Furthermore, the production system might come with additional requirements, for example allowing the user to retrieve copies of backed up files at their will. Then an automated system with a tape robot or fully disk based is appropriate.
Tapes #
Tapes have been quite cheap compared to harddisk. They are sequential access media with no content structures, that is why tar has been used to write several files to one tape. Databases were not that common, hence, the modification date of files has been used as a selection criteria.
Common tape based backup strategies #
One differentiates between:
- full backup
- differential backup
- incremential backup
Other schemes are possible, but not well known.
The full backup can be used alone or in combination with one of the others. Basically, all files in certain locations that are not excluded by some pattern are backed up. This requires a bigger tape volume for each backup. When restoring, only one volume needs to be applied.
Differential backups create smaller volumes, only those files that differ from the last full backup are included. This means that the size of the differential backup increases until the next full backup. One full backup and the latest differential backup are needed for a restore.
Incremental backups saves files that differ from the last full backup or from the last incremential. Those volumes vary in size, but a full backup has to be taken from time to time. One full backup and all incremential backup since the full are needed for a restore. This scheme requires the least tape amount, but also the most time for restore.
The disadvantage of tape based systems is the missing coordination of backups between servers. Hence, there exist several copies of common files.
Disks #
Disks are not tapes. Except for weird cases, harddisk allow for random access. Disks are also more expensive than tapes, the space should be more effectively utilized. A different organization of the backup is needed.
The requirements for a good disk based backup system are:
- geo-redundancy
- restricted access functioning like an air gap to prevent corruption by ransomware
- deduplication, compression
- optional encryption
- low cost
- easy access for restore after authentication
Specialized disk based backups often require proprietary client software. The installation of that client software should be easy and without hazzle, when a restore is needed as time often is scarce.
Geo-redundancy is obvious, since using disks does not eliminate the risk of a local disaster. Compared with tapes, disks are easily accessible - this is an attack vector for ransomware. The best protection against ransomware offers a backup system with an API, where the saved files are protected againt corruption. If possible, the disk backup system should only offer limited access and only read access to authenticated systems when a restore is needed. For frequent restore needs, some other system must be in place.
Most likely, one takes a backup of a computer system, when employing a dedicated disk based backup system. Then, many hosts contain files with the same content, for which one only needs 2 remote copies of.
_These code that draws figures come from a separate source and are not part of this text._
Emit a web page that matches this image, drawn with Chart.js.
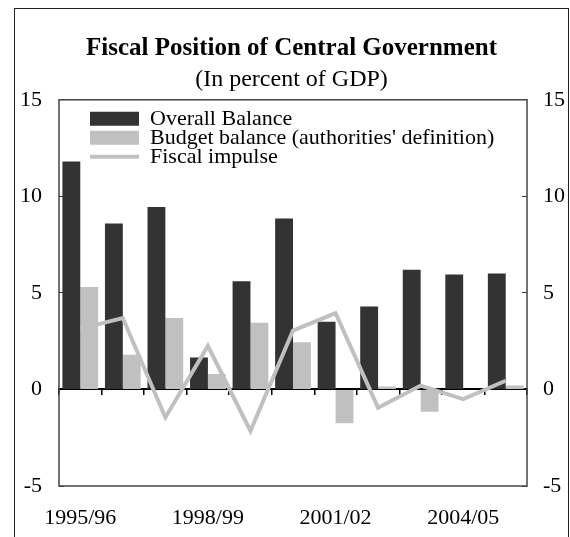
<!DOCTYPE html>
<html>
<head>
<meta charset="utf-8">
<script src="https://cdn.jsdelivr.net/npm/chart.js@4.4.1/dist/chart.umd.min.js"></script>
<style>
    html, body { margin: 0; padding: 0; background: #fff; overflow: hidden; }
    #frame {
        position: absolute; left: 14px; top: 8px;
        width: 553px; height: 540px;
        border: 1px solid #222; border-bottom: none;
    }
    #chart { display: block; }
</style>
</head>
<body>
<div id="frame"><canvas id="chart" width="553" height="528"></canvas></div>
<script>
// ====================== DATA ======================
const years = ['1995/96', '1996/97', '1997/98', '1998/99', '1999/00', '2000/01',
               '2001/02', '2002/03', '2003/04', '2004/05', '2005/06'];
const overallBalance = [11.8, 8.6, 9.45, 1.65, 5.6, 8.85, 3.5, 4.3, 6.2, 5.95, 6.0];
const budgetBalance  = [5.3, 1.8, 3.7, 0.8, 3.45, 2.45, -1.75, 0.15, -1.15, 0, 0.2];
const fiscalImpulse  = [3.15, 3.7, -1.45, 2.25, -2.15, 3.05, 3.95, -0.95, 0.2, -0.5, 0.45];
const yTicks = [-5, 0, 5, 10, 15];

const SERIF = "'Liberation Serif', 'Times New Roman', serif";
const DARK = '#333333';
const LIGHT = '#c0c0c0';

Chart.defaults.font.family = SERIF;
Chart.defaults.color = '#000';

// legend sits inside the plot, nudged off the top-left corner
const LEGEND_DX = 31;
const LEGEND_DY = 11;

const plotFrame = {
    id: 'plotFrame',
    afterLayout(chart) {
        const a = chart.chartArea;
        chart.legend.left = a.left + LEGEND_DX;
        chart.legend.top = a.top + LEGEND_DY;
        chart.legend.bottom = a.bottom;
    },
    beforeDatasetsDraw(chart) {
        const { ctx, chartArea: a } = chart;
        ctx.save();
        ctx.strokeStyle = '#444';
        ctx.lineWidth = 1.5;
        ctx.strokeRect(a.left, a.top, a.right - a.left, a.bottom - a.top);
        ctx.restore();
    }
};

const sideAxis = (position, width, padding) => ({
    type: 'linear',
    position,
    min: yTicks[0],
    max: yTicks[yTicks.length - 1],
    afterBuildTicks: scale => { scale.ticks = yTicks.map(value => ({ value })); },
    afterFit: scale => { scale.width = width; },
    grid: { drawOnChartArea: false, tickLength: -5, color: '#333', lineWidth: 1 },
    border: { display: false },
    ticks: { padding, font: { size: 22 } }
});

new Chart(document.getElementById('chart').getContext('2d'), {
    type: 'bar',
    data: {
        labels: years,
        datasets: [
            { label: 'Overall Balance', data: overallBalance, backgroundColor: DARK, borderWidth: 0, order: 1,
              categoryPercentage: 0.84, barPercentage: 1 },
            { label: "Budget balance (authorities' definition)", data: budgetBalance, backgroundColor: LIGHT, borderWidth: 0, order: 1,
              categoryPercentage: 0.84, barPercentage: 1 },
            { type: 'line', label: 'Fiscal impulse', data: fiscalImpulse, borderColor: LIGHT, backgroundColor: LIGHT,
              borderWidth: 4, pointRadius: 0, tension: 0, order: 0 }
        ]
    },
    options: {
        responsive: false,
        animation: false,
        devicePixelRatio: 1,
        layout: { padding: 0 },
        plugins: {
            title: {
                display: true,
                text: 'Fiscal Position of Central Government',
                font: { size: 25, weight: 'bold' },
                color: '#000',
                padding: { top: 25, bottom: 0 }
            },
            subtitle: {
                display: true,
                text: '(In percent of GDP)',
                font: { size: 24, weight: 'normal' },
                color: '#000',
                padding: { top: 1, bottom: 6 }
            },
            legend: {
                position: 'chartArea',
                align: 'start',
                labels: {
                    usePointStyle: true,
                    pointStyleWidth: 52,
                    boxHeight: 14,
                    padding: -3,
                    color: '#000',
                    font: { size: 22 },
                    sort: (a, b) => a.datasetIndex - b.datasetIndex,
                    generateLabels: chart => Chart.defaults.plugins.legend.labels.generateLabels(chart)
                        .map(item => ({ ...item, pointStyle: item.datasetIndex === 2 ? 'line' : 'rect' }))
                }
            },
            tooltip: { enabled: false }
        },
        scales: {
            x: {
                offset: true,
                grid: { display: false },
                border: { display: false },
                afterFit: scale => { scale.height = 51; },
                ticks: {
                    autoSkip: false,
                    maxRotation: 0,
                    padding: 11,
                    font: { size: 22 },
                    callback: (value, i) => i % 3 === 0 ? years[i] : ''
                }
            },
            // zero line with small tick marks between the years
            x2: {
                type: 'category',
                position: { y: 0 },
                offset: true,
                ticks: { display: false },
                grid: { drawOnChartArea: false, offset: true, tickLength: 5, color: '#000', lineWidth: 1.5 },
                border: { display: true, color: '#000', width: 2 }
            },
            y: sideAxis('left', 44, 22),
            y2: sideAxis('right', 41, 21)
        }
    },
    plugins: [plotFrame]
});
</script>
</body>
</html>
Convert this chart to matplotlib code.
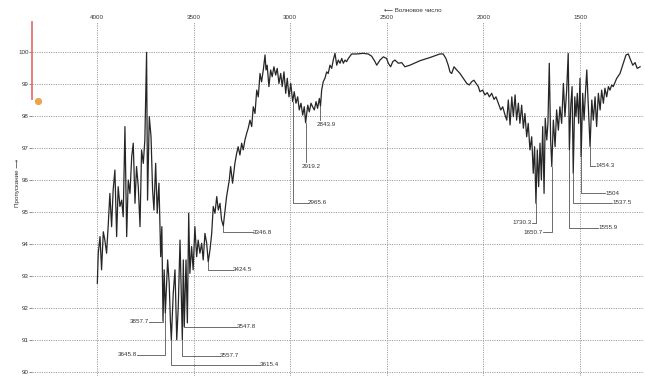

The advantage of disk based backup is the random access, hence files can be stored independently, like once for all attached systems. Moreover, disks allow the deletion of old files when disk spce is needed. This allows a longer history at the beginning of the service.
Trial runs #
A trial run of restoring a backup should be part of any acceptance test. In case an operating system is installed before restoring files, it will reveal:
- missing informations like partitioning scheme
- subscription status for repositories
- partitioning information
- necessary client software for restore
- access permissions
If possible, restore trials should be conducted on spare systems.